Many people find economic growth and opportunity to be an ambiguous goal that it cannot be broadly shared or sustainable. But I believe we do know how to make them grow our real challenge is to make them grow in an inclusive and sustainable way.

That is why we are here today to discuss on Mortgage Lending in Indian Country: to celebrate 20 years of foundational investments and lay the framework for Future Pathways to Homeownership.

With this convening, the Center for Indian Country Development launches its three-year Native Homeownership initiative, where we will examine the multimodal networks of markets, financing, processes, and delivery of homeownership programs, support the best strategies to ensure access to capital and scale a sustainable housing market in Indian Country, and encourage inclusive economic growth and empowerment.

Some of you have asked, why should I attend this particular event?

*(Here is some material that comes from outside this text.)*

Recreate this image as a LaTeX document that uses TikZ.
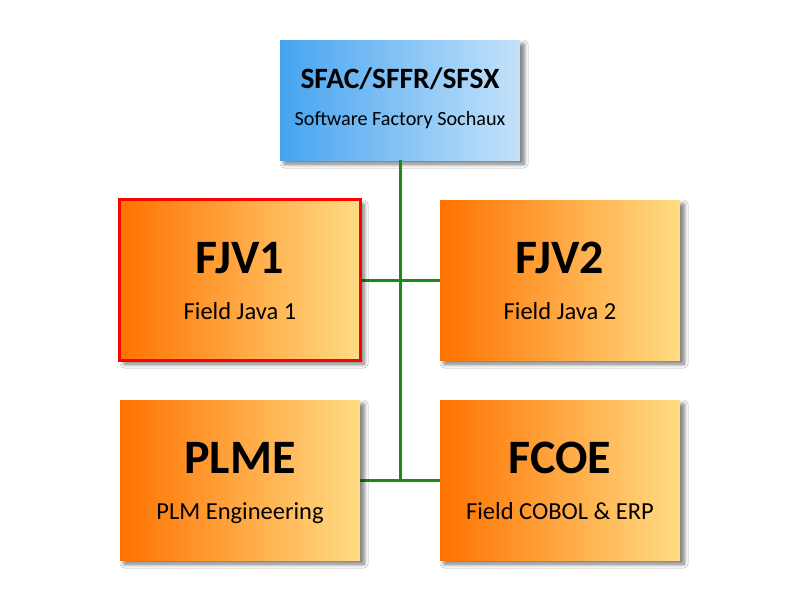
\documentclass[tikz,border=0pt]{standalone}
\usepackage{fontspec}
\setmainfont{Carlito}
\usetikzlibrary{shadows.blur}
\definecolor{orangeL}{RGB}{255,114,0}
\definecolor{orangeR}{RGB}{255,220,132}
\definecolor{blueL}{RGB}{70,164,240}
\definecolor{blueR}{RGB}{196,226,250}
\definecolor{linkgreen}{RGB}{26,138,26}
\definecolor{framered}{RGB}{255,0,0}
\tikzset{
  unitbox/.style={rectangle, draw=none, inner sep=0pt,
    minimum width=240pt, minimum height=160pt,
    left color=orangeL, right color=orangeR,
    blur shadow={shadow xshift=4pt, shadow yshift=-4pt, shadow blur steps=6, shadow opacity=55, shadow blur radius=4pt}},
  headbox/.style={unitbox, minimum height=120pt, left color=blueL, right color=blueR},
  bigname/.style={anchor=base, inner sep=0pt, font=\bfseries\fontsize{48}{48}\selectfont},
  headname/.style={anchor=base, inner sep=0pt, font=\bfseries\fontsize{29.5}{30}\selectfont},
  subname/.style={anchor=base, inner sep=0pt, font=\fontsize{24.5}{25}\selectfont},
  headsub/.style={anchor=base, inner sep=0pt, font=\fontsize{20.2}{21}\selectfont},
  link/.style={draw=linkgreen, line width=3pt}
}
\begin{document}
\begin{tikzpicture}[x=1pt, y=-1pt]
  \fill[white] (0,0) rectangle (800,600);
  \useasboundingbox (0,0) rectangle (800,600);

  % connectors
  \coordinate (joint) at (400,480);
  \node[headbox] (head) at (400,100) {};
  \draw[link] (head.south) -- (joint);
  \draw[link] (360,280) -- (440,280);
  \draw[link] (360,480) -- (440,480);

  % boxes
  \node[unitbox] (fjv1) at (240,280) {};
  \node[unitbox] (fjv2) at (560,280) {};
  \node[unitbox] (plme) at (240,480) {};
  \node[unitbox] (fcoe) at (560,480) {};
  \draw[framered, line width=3.2pt] (fjv1.north west) rectangle (fjv1.south east);

  % labels
  \node[headname] (headT) at (400,88) {SFAC/SFFR/SFSX};
  \node[headsub]  (headS) at (400,125) {Software Factory Sochaux};
  \node[bigname] (fjv1T) at (240,273) {FJV1};
  \node[subname] (fjv1S) at (240,319) {Field Java 1};
  \node[bigname] (fjv2T) at (560,273) {FJV2};
  \node[subname] (fjv2S) at (560,319) {Field Java 2};
  \node[bigname] (plmeT) at (240,473) {PLME};
  \node[subname] (plmeS) at (240,519) {PLM Engineering};
  \node[bigname] (fcoeT) at (560,473) {FCOE};
  \node[subname] (fcoeS) at (560,519) {Field COBOL \& ERP};
\end{tikzpicture}
\end{document}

We heard the timing was inconvenient – to be sure, we’re all very busy and terribly overcommitted.

But when the perfect team comes together around an issue of vital importance, there’s no time like now to seize the opportunity to put our heads together and lean in hard.

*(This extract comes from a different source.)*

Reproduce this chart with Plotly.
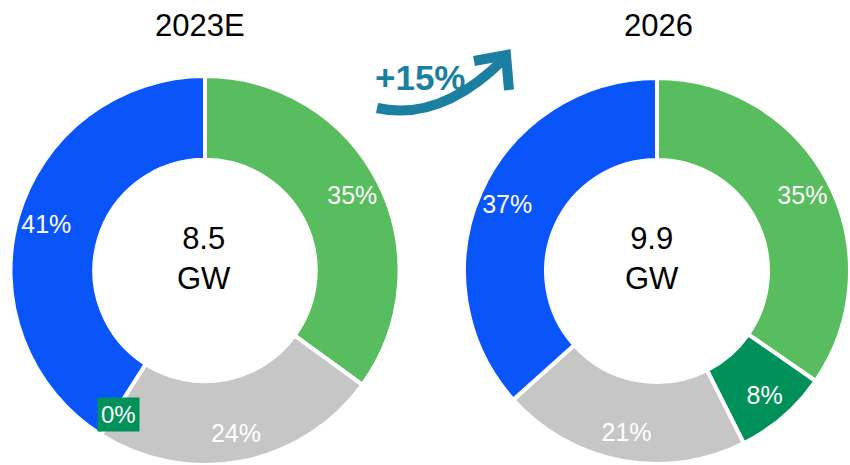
import plotly.graph_objects as go

categories = ["Green", "Dark green", "Grey", "Blue"]
values_2023 = [35, 0, 24, 41]
values_2026 = [35, 8, 21, 37]
totals = ["8.5", "9.9"]
titles = ["2023E", "2026"]
growth_label = "+15%"

colors = ["#57BD5E", "#00905A", "#C6C6C6", "#0A55FA"]
FONT = "Arial, Liberation Sans, sans-serif"
W, H = 850, 465
TEXT_HOLE = 0.70
pies = [  # (centre x, centre y, radius)
    (205, 271, 195),
    (657, 271, 193),
]
HOLE_R = 111


def dom(cx, cy, r):
    return dict(x=[max(0, (cx - r) / W), min(1, (cx + r) / W)],
                y=[max(0, (H - (cy + r)) / H), min(1, (H - (cy - r)) / H)])


fig = go.Figure()
for vals, (cx, cy, r) in zip([values_2023, values_2026], pies):
    # coloured ring
    fig.add_trace(go.Pie(
        labels=categories, values=vals, sort=False, direction="clockwise",
        rotation=0, hole=HOLE_R / r, domain=dom(cx, cy, r),
        marker=dict(colors=colors, line=dict(color="white", width=4)),
        textinfo="none", showlegend=False, hoverinfo="label+percent",
    ))
    # transparent ring carrying the percentage labels (placed further out)
    fig.add_trace(go.Pie(
        labels=categories, values=vals, sort=False, direction="clockwise",
        rotation=0, hole=TEXT_HOLE, domain=dom(cx, cy, r),
        marker=dict(colors=["rgba(0,0,0,0)"] * len(vals),
                    line=dict(color="rgba(0,0,0,0)", width=0)),
        texttemplate="%{percent:.0%}",
        textposition=["inside" if v > 0 else "none" for v in vals],
        insidetextorientation="horizontal",
        textfont=dict(family=FONT, size=25, color="white"),
        showlegend=False, hoverinfo="skip",
    ))

# hidden pixel-space axes for decorations
fig.update_layout(
    xaxis=dict(range=[0, W], visible=False, domain=[0, 1], fixedrange=True),
    yaxis=dict(range=[H, 0], visible=False, domain=[0, 1], fixedrange=True),
)

ann = []
for t, tx in zip(titles, [200, 658]):
    ann.append(dict(x=tx, y=25, xref="x", yref="y", text=t, showarrow=False,
                    font=dict(family=FONT, size=31, color="black")))
for tot, tx in zip(totals, [204, 652]):
    ann.append(dict(x=tx, y=258, xref="x", yref="y", text=f"{tot}<br>GW",
                    showarrow=False,
                    font=dict(family=FONT, size=31, color="black")))
# zero-slice label
zero_idx = values_2023.index(0)
ann.append(dict(x=118, y=414, xref="x", yref="y",
                text=f"{values_2023[zero_idx]}%", showarrow=False,
                bgcolor=colors[1], borderpad=3,
                font=dict(family=FONT, size=24, color="white")))
ann.append(dict(x=420, y=77, xref="x", yref="y", text=f"<b>{growth_label}</b>",
                showarrow=False, font=dict(family=FONT, size=35, color="#1A7FA0")))

shapes = [
    dict(type="path", xref="x", yref="y", path="M 377,108 Q 440,122 503,60",
         line=dict(color="#1A7FA0", width=10)),
    dict(type="path", xref="x", yref="y", path="M 474,61 L 506,55 L 509,90",
         line=dict(color="#1A7FA0", width=10)),
]

fig.update_layout(
    width=W, height=H, margin=dict(l=0, r=0, t=0, b=0),
    paper_bgcolor="white", plot_bgcolor="white",
    annotations=ann, shapes=shapes,
)

fig.write_html("out.html", config={"displayModeBar": False},
               post_script="document.body.style.margin='0';"
                           "document.body.style.overflow='hidden';")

Our dream team of homeownership advocates are: Steve Barbier of NeighborWorks America, Jim Nordland, Alaska State Director for USDA Rural Development, Craig Nolte, my colleague at the San Francisco Federal Reserve Bank, Bob Gauthier, a legend in the field of homeownership in Indian Country, Joanna Donohoe, a principal in the consulting firm Seven Sisters who’s deeply involved in the South Dakota Native Homeownership Coalition, and Diana Holshue, the extraordinary Outreach director at the Helena Branch of the Minneapolis Fed.

We also heard that this was a “tired” issue and already had been thoroughly covered. It is true that housing in Indian Country has been front and center of many meetings – at the annual NAIHC conference in May and in regional meetings such as the recent HUD Great Plains meeting in Bismarck. Those conversations tend to focus on tribal programs that provide subsidized rental housing.

This convening is very different. For the next day and a half, we will examine Indian Country through the lens of homeownership with the goals of capitalizing on community assets, improving access to mortgage capital, and building stronger economies.

Finally, we heard, why me? You have been invited to participate in this inaugural convening of the Center for Indian Country Development because each of you is a Solution Finder.

A Solution Finder believes that the most powerful ideas often come from the most unexpected places – the hidden genius of your colleagues and the collective brilliance that results from collaboration.

For quite some time, the Federal Reserve Bank has seen the incredible power of convenings to create shared dialogue, spur debates about pathways to impact, and catalyze groundbreaking ideas. Learning from this practice, I seized the opportunity to harness the collective intelligence of thought leaders and change agents such as each of you, to join us in the quest for homeownership in Indian Country.

Why this is important? Few of Indian Country’s financial and institutional challenges today are new. There is nothing new about persistent poverty or woefully inadequate funding to support essential services such as housing, education, healthcare, and public safety.

What is new is our ability to see and understand how the problems connect. We have become more sophisticated in the use of data and more willing to tackle problems systematically and holistically.

We also will enter the conversation asking different questions – questions about using tribal self-determination to create opportunities for a more inclusive and expansive reservation economy, about how we channel economic growth into a market driven by demand and supply, and how we scale that market through process efficiencies and fluid capital. I want to use these data and systems technologies to scale new ideas and tackle old problems.

This work cannot be done in isolation and it may take a few years to accomplish. Thus, we need a powerful collective effort to make headway against the complex challenges of establishing a stable, consistent housing market for our native people.

So on behalf of the planning team, thank you for making the commitment to being here today and to supporting this incredibly important work.